We often talk of supply chain issues affecting consumers. What we don't often bring to light is that consumers are an integral part of the supply chain. Consumer behaviour affects supply chain dynamics far more than we might anticipate.

Consider this entirely plausible scenario. You are doing your weekly shopping at a medium-sized supermarket. You go to grab some peanut butter, but the brand that you like is out of stock. You consider buying an alternative brand but you decide against it. You'd rather wait until it's back in stock so you can have the brand you enjoy. It's no big deal.

Two days later you're in a different shop picking up some milk and you see your preferred brand of peanut butter on the shelf. You decide to grab three jars instead of the usual single jar, because you can't be sure it'll be available when you next do your weekly shop.

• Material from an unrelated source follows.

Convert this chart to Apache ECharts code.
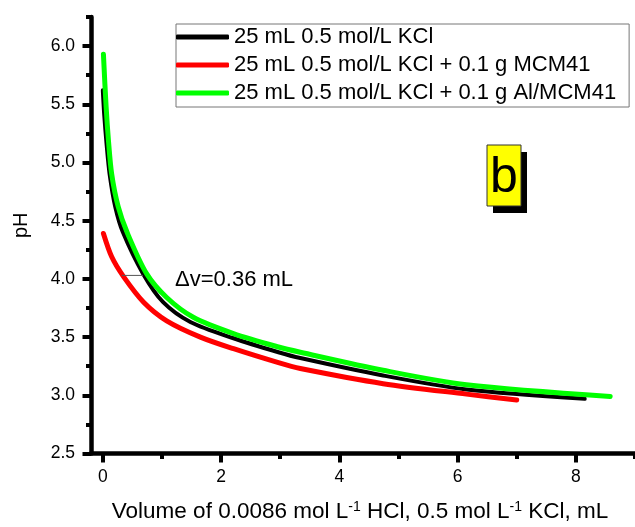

The 'fear of missing out' (FOMO) has driven you to adapt your regular shopping habits.

This consumption habit may seem innocuous, but it has a downstream impact on retailers and suppliers.

"'FOMO buying,' explains supply chain expert Richard Bartlett, "when a shopper is temporarily unable to get a product they purchase regularly so they buy two or three times the amount next time they see it, is like a mild version of what we saw when petrol was running low in the UK. Lots of people panic-bought petrol, but what wasn't reported was the thousands of people who didn't fill up their tank, but who did buy more than they'd normally buy. Lots of people just slightly adapted their habits as a 'hedge' against the inconvenience of missing out in the future."

Bartlett, an international trade advisor and founder of supply chain consultancy Export Unlocked, thinks consumers are becoming more opportunistic in general.

"This isn't panic buying, people aren't worrying about mass shortages of essential goods. But consumers are developing a fear of missing out. They are noticing when a certain product is running low or out of stock, and their purchasing habits are adapting. It's about avoiding inconvenience."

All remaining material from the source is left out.